- _Directions for this task_
Reproduce, character for character, the lines below from the first through the one with "linewidth=2.4, sort=False, legend=False, ax=ax)". Leave pictures out.

- _Supplied information_
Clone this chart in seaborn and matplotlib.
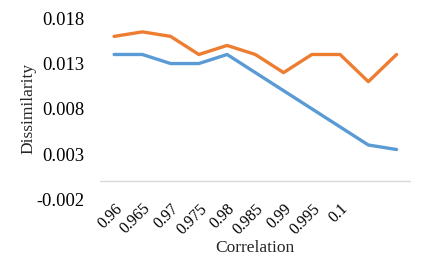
import matplotlib
matplotlib.use("Agg")
import matplotlib.pyplot as plt
import seaborn as sns
import pandas as pd
import numpy as np

categories = ["0.96", "0.965", "0.97", "0.975", "0.98", "0.985", "0.99", "0.995", "0.1", "", ""]
series_blue = [0.014, 0.014, 0.013, 0.013, 0.014, 0.012, 0.010, 0.008, 0.006, 0.004, 0.0035]
series_orange = [0.016, 0.0165, 0.016, 0.014, 0.015, 0.014, 0.012, 0.014, 0.014, 0.011, 0.014]
y_ticks = [-0.002, 0.003, 0.008, 0.013, 0.018]

sns.set_theme(style="white")
plt.rcParams['font.family'] = ['Liberation Serif', 'DejaVu Serif']

pos = list(range(len(categories)))
df = pd.DataFrame({
    "pos": pos * 2,
    "value": series_blue + series_orange,
    "series": ["Series1"] * len(pos) + ["Series2"] * len(pos),
})

fig = plt.figure(figsize=(4.37, 2.62), dpi=100)
ax = fig.add_axes([0.2288, 0.2393, 0.7110, 0.6909])
sns.lineplot(data=df, x="pos", y="value", hue="series",
             palette={"Series1": "#5B9BD5", "Series2": "#ED7D31"},
             linewidth=2.4, sort=False, legend=False, ax=ax)

ax.set_xlim(-0.5, len(categories) - 0.5)
ax.set_ylim(-0.002, 0.018)
ax.set_yticks(y_ticks)
ax.set_yticklabels([f"{v:.3f}" for v in y_ticks], fontsize=13.3)
ax.set_xticks(pos)
ax.set_xticklabels(categories, rotation=45, ha="right", rotation_mode="anchor", fontsize=11.5)
ax.axhline(0, color="#d9d9d9", linewidth=1.0, zorder=0)
for s in ax.spines.values():
    s.set_visible(False)
ax.tick_params(axis="y", length=0, pad=11, colors="black")
ax.tick_params(axis="x", length=0, pad=1, colors="black")
ax.set_xlabel("Correlation", fontsize=12.5)
ax.set_ylabel("Dissimilarity", fontsize=12.5)
ax.xaxis.set_label_coords(0.5, -0.225)
ax.yaxis.set_label_coords(-0.205, 0.5)
ax.grid(False)

fig.savefig("out.png", dpi=100)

- _Solution for this exercise_
Clone this chart in seaborn and matplotlib.
import matplotlib
matplotlib.use("Agg")
import matplotlib.pyplot as plt
import seaborn as sns
import pandas as pd
import numpy as np

categories = ["0.96", "0.965", "0.97", "0.975", "0.98", "0.985", "0.99", "0.995", "0.1", "", ""]
series_blue = [0.014, 0.014, 0.013, 0.013, 0.014, 0.012, 0.010, 0.008, 0.006, 0.004, 0.0035]
series_orange = [0.016, 0.0165, 0.016, 0.014, 0.015, 0.014, 0.012, 0.014, 0.014, 0.011, 0.014]
y_ticks = [-0.002, 0.003, 0.008, 0.013, 0.018]

sns.set_theme(style="white")
plt.rcParams['font.family'] = ['Liberation Serif', 'DejaVu Serif']

pos = list(range(len(categories)))
df = pd.DataFrame({
    "pos": pos * 2,
    "value": series_blue + series_orange,
    "series": ["Series1"] * len(pos) + ["Series2"] * len(pos),
})

fig = plt.figure(figsize=(4.37, 2.62), dpi=100)
ax = fig.add_axes([0.2288, 0.2393, 0.7110, 0.6909])
sns.lineplot(data=df, x="pos", y="value", hue="series",
             palette={"Series1": "#5B9BD5", "Series2": "#ED7D31"},
             linewidth=2.4, sort=False, legend=False, ax=ax)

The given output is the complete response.